Enough high-speed/access slots to enable you to work around ISA limitations. If you mirror your data or add a second bus-master controller, that will automatically take up two slots, leaving you only one or two for other bus-master or local-bus cards. Adding video and networking uses all your slots or takes you over the local-bus limit. You need to have three or four local-bus slots. If you choose ISA for your remaining buses, bear in mind that you have no more room for expansion, and the card you will most likely want to add will be PCI or VL. For this reason, I prefer PCI/EISA motherboards. I have a PCI/ISA system although I consider it far from ideal.
A system using bus-mastering devices that can undergo CPU arbitration. A bus-mastering card is typically a card with a coprocessor. The card can directly access memory, and the coprocessor can finish the task so the CPU can do other things. Arbitration determines who controls the CPU and for how long. In Programmed I/O (PIO), the system allows one device to occupy the CPU until the process or thread is finished. (A process is a single running instance of an application; threads are the executable units of a process.)
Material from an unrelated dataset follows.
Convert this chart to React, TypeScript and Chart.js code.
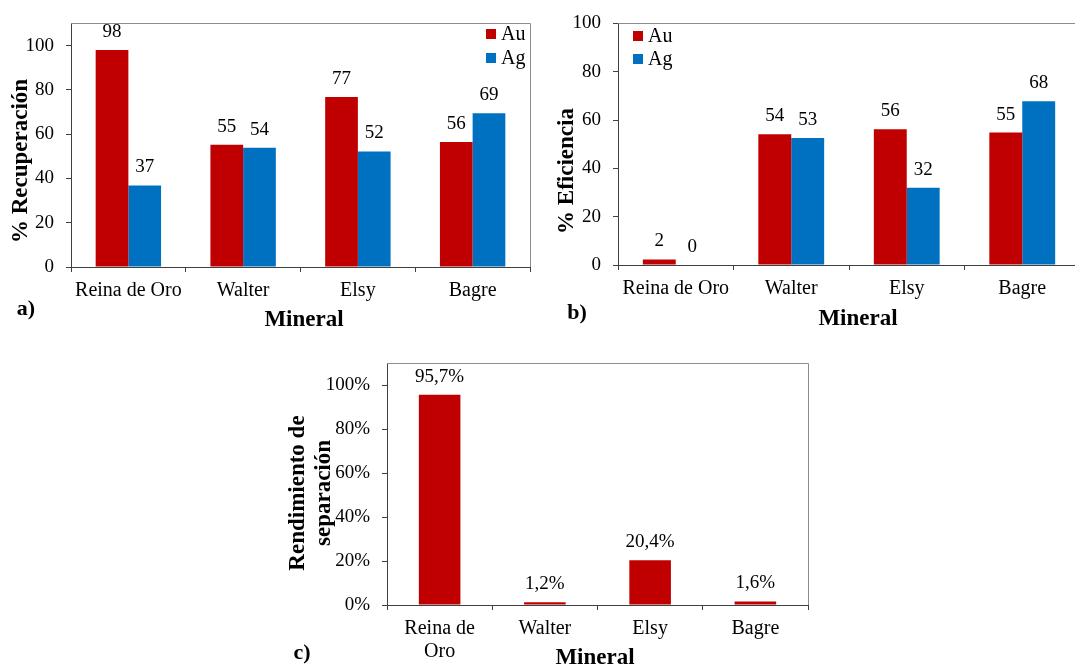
import React, { useEffect, useRef } from 'react';
import { Chart, registerables } from 'chart.js';

Chart.register(...registerables);

// ---------- data ----------
const minerals = ['Reina de Oro', 'Walter', 'Elsy', 'Bagre'];
const mineralsC = [['Reina de', 'Oro'], 'Walter', 'Elsy', 'Bagre'];
const seriesNames = ['Au', 'Ag'];
const recuperacionAu = [98, 55.2, 76.8, 56.4];
const recuperacionAg = [36.8, 53.8, 52.2, 69.4];
const eficienciaAu = [2.3, 54.1, 56.2, 54.8];
const eficienciaAg = [0, 52.6, 32.0, 67.8];
const rendimiento = [95.7, 1.2, 20.4, 1.6];

// ---------- style ----------
const FONT = '"Liberation Serif", "Times New Roman", serif';
const RED = '#C00000';
const BLUE = '#0070C0';
const AXIS = '#404040';
const FRAME = '#8c8c8c';
const TEXT = '#000000';

const framePlugin = {
  id: 'frame',
  afterDraw(chart: any) {
    const { ctx, chartArea: a } = chart;
    ctx.save();
    ctx.strokeStyle = FRAME;
    ctx.lineWidth = 1;
    ctx.beginPath();
    ctx.moveTo(a.left, Math.round(a.top) + 0.5);
    ctx.lineTo(Math.round(a.right) + 0.5, Math.round(a.top) + 0.5);
    ctx.lineTo(Math.round(a.right) + 0.5, a.bottom);
    ctx.stroke();
    ctx.restore();
  },
};

const valueLabelPlugin = {
  id: 'valueLabels',
  afterDatasetsDraw(chart: any, _args: any, opts: any) {
    const { ctx } = chart;
    ctx.save();
    ctx.font = `${opts.size}px ${FONT}`;
    ctx.fillStyle = TEXT;
    ctx.textAlign = 'center';
    ctx.textBaseline = 'middle';
    chart.data.datasets.forEach((ds: any, i: number) => {
      const meta = chart.getDatasetMeta(i);
      meta.data.forEach((bar: any, j: number) => {
        ctx.fillText(opts.format(ds.data[j]), bar.x, bar.y - opts.offset);
      });
    });
    ctx.restore();
  },
};

const textPlugin = {
  id: 'texts',
  afterDraw(chart: any, _args: any, opts: any) {
    const { ctx } = chart;
    (opts.items || []).forEach((it: any) => {
      ctx.save();
      ctx.font = it.font;
      ctx.fillStyle = TEXT;
      ctx.textAlign = 'center';
      ctx.textBaseline = 'middle';
      ctx.translate(it.x, it.y);
      if (it.rotate) ctx.rotate(-Math.PI / 2);
      ctx.fillText(it.text, 0, 0);
      ctx.restore();
    });
  },
};

const innerLegendPlugin = {
  id: 'innerLegend',
  afterDraw(chart: any, _args: any, opts: any) {
    if (!opts || !opts.show) return;
    const { ctx } = chart;
    ctx.save();
    ctx.font = `${opts.size}px ${FONT}`;
    ctx.textAlign = 'left';
    ctx.textBaseline = 'middle';
    chart.data.datasets.forEach((ds: any, i: number) => {
      const cy = opts.y + i * opts.dy;
      ctx.fillStyle = ds.backgroundColor;
      ctx.fillRect(opts.x, cy - opts.box / 2, opts.box, opts.box);
      ctx.fillStyle = TEXT;
      ctx.fillText(ds.label, opts.x + opts.box + opts.gap, cy + 1);
    });
    ctx.restore();
  },
};

function makeConfig(p: any) {
  return {
    type: 'bar',
    data: {
      labels: p.labels,
      datasets: p.datasets,
    },
    plugins: [framePlugin, valueLabelPlugin, textPlugin, innerLegendPlugin],
    options: {
      responsive: false,
      animation: false,
      devicePixelRatio: 1,
      layout: { padding: { left: 0, top: p.padTop, right: p.padRight, bottom: 0 } },
      plugins: {
        legend: { display: false },
        tooltip: { enabled: false },
        valueLabels: { size: 19, offset: 18, format: p.format },
        texts: { items: p.texts },
        innerLegend: p.legend,
      },
      scales: {
        x: {
          type: 'category',
          offset: true,
          grid: {
            display: true,
            offset: true,
            drawOnChartArea: false,
            drawTicks: true,
            tickLength: 5,
            color: AXIS,
            lineWidth: 1,
          },
          border: { display: true, color: AXIS, width: 1 },
          ticks: {
            color: TEXT,
            font: { family: FONT, size: 20, lineHeight: 1.15 },
            padding: 7,
            maxRotation: 0,
            minRotation: 0,
            autoSkip: false,
          },
          afterFit: (s: any) => {
            s.height = p.xAxisHeight;
          },
        },
        y: {
          min: 0,
          max: p.max,
          grid: {
            display: true,
            drawOnChartArea: false,
            drawTicks: true,
            tickLength: 5,
            color: AXIS,
            lineWidth: 1,
          },
          border: { display: true, color: AXIS, width: 1 },
          ticks: {
            stepSize: 10,
            color: TEXT,
            font: { family: FONT, size: 19 },
            padding: p.tickPad,
            callback: p.tickFormat,
          },
          afterFit: (s: any) => {
            s.width = p.yAxisWidth;
          },
        },
      },
    },
  };
}

const intTick = (v: any) => (Math.round(v) % 20 === 0 ? String(Math.round(v)) : '');
const pctTick = (v: any) => (Math.round(v) % 20 === 0 ? `${Math.round(v)}%` : '');
const intFmt = (v: number) => String(Math.round(v));
const pctFmt = (v: number) => `${v.toFixed(1).replace('.', ',')}%`;

const BOLD = (s: number) => `bold ${s}px ${FONT}`;

function ChartCanvas({ left, top, width, height, config }: any) {
  const ref = useRef<HTMLCanvasElement | null>(null);
  useEffect(() => {
    if (!ref.current) return;
    const chart = new Chart(ref.current, config);
    return () => chart.destroy();
  }, []);
  return (
    <canvas
      ref={ref}
      width={width}
      height={height}
      style={{ position: 'absolute', left, top, width, height }}
    />
  );
}

export default function App() {
  const cfgA = makeConfig({
    labels: minerals,
    datasets: [
      { label: seriesNames[0], data: recuperacionAu, backgroundColor: RED, borderWidth: 0, barPercentage: 1, categoryPercentage: 0.57 },
      { label: seriesNames[1], data: recuperacionAg, backgroundColor: BLUE, borderWidth: 0, barPercentage: 1, categoryPercentage: 0.57 },
    ],
    max: 110,
    padTop: 22,
    padRight: 10,
    xAxisHeight: 73,
    yAxisWidth: 71,
    tickPad: 12,
    tickFormat: intTick,
    format: intFmt,
    legend: { show: true, x: 486, y: 34, dy: 24, box: 10, gap: 5, size: 20 },
    texts: [
      { text: '% Recuperación', x: 21, y: 161, rotate: true, font: BOLD(23) },
      { text: 'Mineral', x: 304, y: 320, font: BOLD(23) },
      { text: 'a)', x: 26, y: 309, font: BOLD(22) },
    ],
  });

  const cfgB = makeConfig({
    labels: minerals,
    datasets: [
      { label: seriesNames[0], data: eficienciaAu, backgroundColor: RED, borderWidth: 0, barPercentage: 1, categoryPercentage: 0.57 },
      { label: seriesNames[1], data: eficienciaAg, backgroundColor: BLUE, borderWidth: 0, barPercentage: 1, categoryPercentage: 0.57 },
    ],
    max: 100,
    padTop: 20,
    padRight: 5,
    xAxisHeight: 75,
    yAxisWidth: 78,
    tickPad: 12,
    tickFormat: intTick,
    format: intFmt,
    legend: { show: true, x: 93, y: 36, dy: 23, box: 10, gap: 5, size: 20 },
    texts: [
      { text: '% Eficiencia', x: 27, y: 171, rotate: true, font: BOLD(23) },
      { text: 'Mineral', x: 318, y: 319, font: BOLD(23) },
      { text: 'b)', x: 37, y: 313, font: BOLD(22) },
    ],
  });

  const cfgC = makeConfig({
    labels: mineralsC,
    datasets: [
      { label: 'Rendimiento', data: rendimiento, backgroundColor: RED, borderWidth: 0, barPercentage: 1, categoryPercentage: 0.395 },
    ],
    max: 110,
    padTop: 19,
    padRight: 7,
    xAxisHeight: 64,
    yAxisWidth: 117,
    tickPad: 12,
    tickFormat: pctTick,
    format: pctFmt,
    legend: { show: false },
    texts: [
      { text: 'Rendimiento de', x: 28, y: 153, rotate: true, font: BOLD(23) },
      { text: 'separación', x: 54, y: 153, rotate: true, font: BOLD(23) },
      { text: 'Mineral', x: 325, y: 318, font: BOLD(23) },
      { text: 'c)', x: 32, y: 313, font: BOLD(22) },
    ],
  });

  return (
    <div
      style={{
        position: 'absolute',
        left: 0,
        top: 0,
        width: 1075,
        height: 669,
        overflow: 'hidden',
        background: '#ffffff',
      }}
    >
      <ChartCanvas left={0} top={0} width={540} height={340} config={cfgA} />
      <ChartCanvas left={540} top={0} width={545} height={340} config={cfgB} />
      <ChartCanvas left={270} top={340} width={545} height={329} config={cfgC} />
    </div>
  );
}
In an arbitrated scheme, CPU access can be assigned a priority or serviced within defined clock times. The importance of this issue becomes obvious when you consider that one device can disrupt what another device is doing (e.g., getting data off a hard disk can disrupt any other event until the data is in memory). Don't misunderstand me. PIO cards and devices (IDE hard drives, for example) work well with NT and may actually be faster on a single process/thread than a bus-mastering device. This is not, however, the case for multitasking and thread isolation.
Admit it. The near future--at least--is all PCI. You might as well ignore implementation issues and get a PCI-based--and not a VL-based--motherboard. VL may be faster on a per-card basis--no Plug-and-Play overhead--but the industry is standardizing on PCI.
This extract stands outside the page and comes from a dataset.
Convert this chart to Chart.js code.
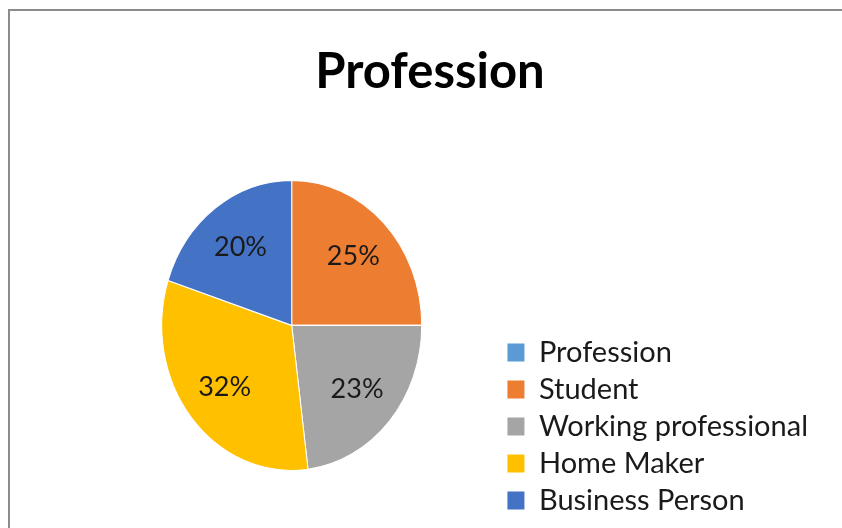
<!DOCTYPE html>
<html>
<head>
<meta charset="utf-8">
<script src="https://cdn.jsdelivr.net/npm/chart.js"></script>
<style>
  html, body { margin: 0; padding: 0; background: #fff; }
  canvas { display: block; }
</style>
</head>
<body>
<canvas id="professionChart" width="842" height="528"></canvas>
<script>
const chartTitle = 'Profession';
const categories = ['Profession', 'Student', 'Working professional', 'Home Maker', 'Business Person'];
const shares = [0, 25, 23, 32, 20];
const sliceColors = ['#5B9BD5', '#ED7D31', '#A5A5A5', '#FFC000', '#4472C4'];

const pieRadius = 130;
const stretchY = 145 / 130; // pie in the picture is a bit taller than wide
const titleShift = -21;      // title sits a little left of the canvas centre
const fontFamily = 'Lato, "Open Sans", sans-serif';

// grey frame round the chart (cut off at right and bottom)
const framePlugin = {
    id: 'frame',
    afterLayout(chart) {
        // nudge the title block left
        chart.titleBlock.left += titleShift;
        chart.titleBlock.right += titleShift;
    },
    beforeDraw(chart) {
        const ctx = chart.ctx;
        ctx.save();
        ctx.strokeStyle = '#8c8c8c';
        ctx.lineWidth = 2;
        ctx.beginPath();
        ctx.moveTo(9, chart.height + 5);
        ctx.lineTo(9, 10);
        ctx.lineTo(chart.width + 5, 10);
        ctx.stroke();
        ctx.restore();
    }
};

// stretch the pie vertically, then put % labels on the slices
const piePlugin = {
    id: 'stretchPie',
    beforeDatasetsDraw(chart) {
        const arc = chart.getDatasetMeta(0).data[0];
        const ctx = chart.ctx;
        ctx.save();
        ctx.translate(arc.x, arc.y);
        ctx.scale(1, stretchY);
        ctx.translate(-arc.x, -arc.y);
    },
    afterDatasetsDraw(chart) {
        const ctx = chart.ctx;
        ctx.restore();

        const meta = chart.getDatasetMeta(0);
        ctx.save();
        ctx.fillStyle = '#1a1a1a';
        ctx.font = '27px ' + fontFamily;
        ctx.textAlign = 'center';
        ctx.textBaseline = 'middle';
        meta.data.forEach((arc, i) => {
            const value = shares[i];
            if (!value) return;
            const mid = (arc.startAngle + arc.endAngle) / 2;
            const r = arc.outerRadius * 0.67;
            const x = arc.x + Math.cos(mid) * r;
            const y = arc.y + Math.sin(mid) * r * stretchY;
            ctx.fillText(value + '%', x, y);
        });
        ctx.restore();
    }
};

new Chart(document.getElementById('professionChart'), {
    type: 'pie',
    data: {
        labels: categories,
        datasets: [{
            data: shares,
            backgroundColor: sliceColors,
            borderColor: '#ffffff',
            borderWidth: 1,
            radius: pieRadius
        }]
    },
    options: {
        responsive: false,
        animation: false,
        events: [],
        layout: {
            padding: { left: 84, right: 24, top: 0, bottom: 5 }
        },
        plugins: {
            title: {
                display: true,
                text: chartTitle,
                color: '#000000',
                font: { family: fontFamily, size: 49, weight: 'bold', lineHeight: 1.2 },
                padding: { top: 43, bottom: 26 }
            },
            legend: {
                position: 'right',
                align: 'end',
                labels: {
                    color: '#1a1a1a',
                    font: { family: fontFamily, size: 29 },
                    boxWidth: 17,
                    boxHeight: 18,
                    padding: 8,
                    generateLabels(chart) {
                        return Chart.overrides.pie.plugins.legend.labels.generateLabels(chart)
                            .map(item => ({ ...item, lineWidth: 0, strokeStyle: item.fillStyle }));
                    }
                }
            },
            tooltip: { enabled: false }
        }
    },
    plugins: [framePlugin, piePlugin]
});
</script>
</body>
</html>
EISA is still a viable option, but the cards are old and most probably won't be updated soon. Even so, PCI/EISA is the optimum motherboard. However, some of the new PCI/ISA motherboards based upon the latest incarnation of the Triton chipset also show promise for workstation use.
CPU, Cache, and Memory
Performance issues arise because processes and related threads are assigned priorities and related time slices. Those with higher priorities can disrupt the performance of those of lower priority. NT is a preemptive multitasking system; it can preempt one thread to start processing another.
In addition, the inherent client/server nature of NT affects performance. When a process creates a thread, that thread is a client of the Win32 subsystem server. If that client asks the server to do something, a complementary thread is created in the subsystem. The server thread and the client thread don't share time space; one is suspended for the other.
Therefore, to optimize NT, you need to provide the smoothest flow possible between threads without causing disruptions in processing. Depending upon the nature of the processes, you will run into various issues. The CPU may be too slow; there may not be enough memory available for the proper functions; or the hard drives and data transfer may be too slow. These are the issues this article addresses.
Cache: Any modern motherboard should have a minimum of 256KB of cache memory. You need to match this cache to the CPU and bus speed. For example, the 33-MHz bus Pentium systems need cache speeds below 10 nanoseconds (ns) while the 30-MHz bus can function well with standard 15-ns cache. Newer motherboards use high-speed single in-line memory module (SIMM)-like cache that can be altered according to the speed of the CPU. If the system has a significant amount of memory, it's probably worthwhile to maximize the cache on the motherboard. You'd probably want to insist on this up front.